4/ Votre livre est publié à une période charnière de notre histoire humaine.
On vit dans l’ombre gigantesque du transhumanisme, de l’homme augmenté.
Est-ce que vous considérer que l’émergence de micros sociétés peut nous mener à des solutions, collectives et individuelles?


Je pense que mille modes d’organisation sont possibles, mais qu’en partant d’une petite échelle on a plus de chances de mettre en place des systèmes de démocratie directe qui conduisent à plus d’égalité. C’est aussi en s’organisant au niveau local, avec les gens qui vivent à côté de nous, que l’on peut tendre vers une société plus juste et plus égalitaire. Après, je ne pense pas que la taille soit forcément la clé. Les libertariens eux aussi aspirent à des micro sociétés ultralibérales où le marché est dérégulé et ’individualisme règne… Le livre d’Elio Possoz, Les mains vides, est un bon exemple d’exploration de lieux collectifs anarchistes avec des modes d’organisation différents et un système de délégués pour prendre des décisions intercommunautaires. D’un point de vue plus personnel, quand j’imagine une société désirable dans le futur, j’ai tendance à imaginer que le niveau d’avancement technologique sera plus faible qu’actuellement, car je n’arrive pas à imaginer un monde à la juste et à la fois basé sur l’extractivisme. J’imagine donc de petits collectifs de personnes qui vivent plus simplement. Plus que des micro-sociétés, je pense que c’est l’organisation au niveau local qui peut nous amener des solutions, que ce soit au niveau collectif ou individuel.
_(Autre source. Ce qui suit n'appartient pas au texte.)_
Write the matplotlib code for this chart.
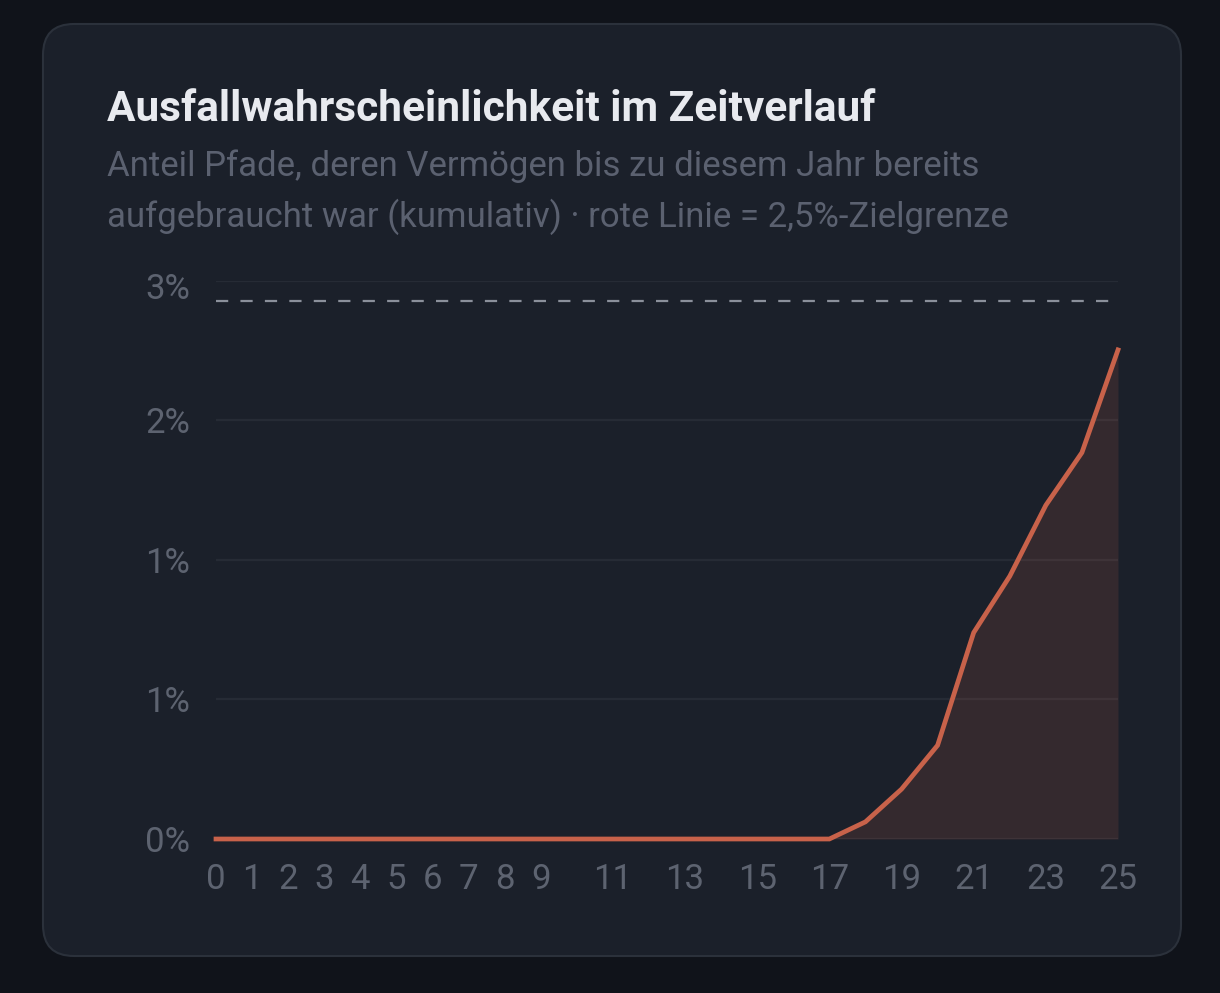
import matplotlib
matplotlib.use("Agg")
import matplotlib.pyplot as plt
import matplotlib.transforms as mtransforms
from matplotlib.patches import FancyBboxPatch

plt.rcParams['font.family'] = ['Roboto', 'DejaVu Sans']

# data: cumulative share of depleted paths per year (in %)
years = list(range(0, 26))
failure_pct = [0.0] * 18 + [0.086, 0.25, 0.47, 1.035, 1.318, 1.674, 1.938, 2.453]
target_pct = 2.7
y_ticks = [0.0, 0.7, 1.4, 2.1, 2.8]
x_ticks = [0, 1, 2, 3, 4, 5, 6, 7, 8, 9, 11, 13, 15, 17, 19, 21, 23, 25]

bg = '#10131a'
card = '#1b202a'
line_col = '#c8624a'
grid_col = '#262b35'
tick_col = '#5d6370'

W, H = 1220, 993
fig = plt.figure(figsize=(W / 100, H / 100), dpi=100, facecolor=bg)

# rounded card behind everything
box = FancyBboxPatch((0.43, (H - 956) / 100), 11.38, (956 - 24) / 100,
                     boxstyle="round,pad=0,rounding_size=0.31",
                     transform=fig.dpi_scale_trans, facecolor=card,
                     edgecolor='#2b313b', linewidth=1.5, zorder=-5)
fig.patches.append(box)

fig.text(107 / W, (H - 121) / H, 'Ausfallwahrscheinlichkeit im Zeitverlauf',
         color='#e8eaef', fontsize=30.5, fontweight='bold', va='baseline')
fig.text(107 / W, (H - 176) / H,
         'Anteil Pfade, deren Vermögen bis zu diesem Jahr bereits',
         color='#5b6170', fontsize=25, va='baseline')
fig.text(107 / W, (H - 227) / H,
         'aufgebraucht war (kumulativ) · rote Linie = 2,5%-Zielgrenze',
         color='#5b6170', fontsize=25, va='baseline')

ax = fig.add_axes([216 / W, (H - 839) / H, (1118 - 216) / W, (839 - 280.7) / H])
ax.set_facecolor('none')
for s in ax.spines.values():
    s.set_visible(False)

for t in y_ticks:
    ax.axhline(t, color=grid_col, linewidth=1.6, zorder=1)

ax.axhline(target_pct, color='#8b909b', linewidth=1.6,
           linestyle=(0, (5.5, 5.5)), zorder=2)

ax.fill_between(years, failure_pct, 0, color=line_col, alpha=0.15,
                linewidth=0, zorder=2)
ax.plot(years, failure_pct, color=line_col, linewidth=3.4, zorder=3,
        solid_joinstyle='miter', clip_on=False)

ax.set_xlim(0, 25)
ax.set_ylim(0, 2.8)
ax.set_yticks(y_ticks)
ax.set_yticklabels([f'{v:.0f}%' for v in y_ticks])
ax.set_xticks(x_ticks)
ax.set_xticklabels([str(v) for v in x_ticks])
ax.tick_params(axis='both', length=0, colors=tick_col, labelsize=25)
ax.tick_params(axis='y', pad=18.7)
ax.tick_params(axis='x', pad=17.5)

# top label sits a little lower in the original
top_lbl = ax.get_yticklabels()[-1]
top_lbl.set_transform(top_lbl.get_transform() +
                      mtransforms.ScaledTranslation(0, -5 / 100, fig.dpi_scale_trans))

fig.savefig('out.png', dpi=100, facecolor=bg)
Je voudrais juste ajouter une question un peu « candide » : est-ce que la grande verdure est un livre
d’espoir
?


Je pense que oui. Les conditions matérielles décrites dans le livre ne sont pas idéales, les conditions climatiques sont devenues très dures mais il y a un réel effort de la part de tous les protagonistes pour dépasser les incompréhensions et parvenir à vivre ensemble sans se faire de mal. Je pense que c’est ce qui nous manque aujourd’hui. Faire avec les gens qui sont à côté de nous au lieu de faire tout.e seul.e dans son coin. Réfléchir à des fonctionnements collectifs auxquels peuvent participer le plus de personnes
possibles. Laisser le maximum d’espace aux personnes qui ont des manières de faire étranges ou marginales. Leur laisser la place de venir ou de partir du groupe comme iels le souhaitent. Apporter à la fois de l’exigence et de la souplesse dans les relations humaines. Je crois que c’est quelque chose qu’on
peut explorer de manière positive dans la science-fiction, pour offrir des alternatives aux modèles relationnels ultralibéraux dans lesquels le capitalisme veut nous enfermer.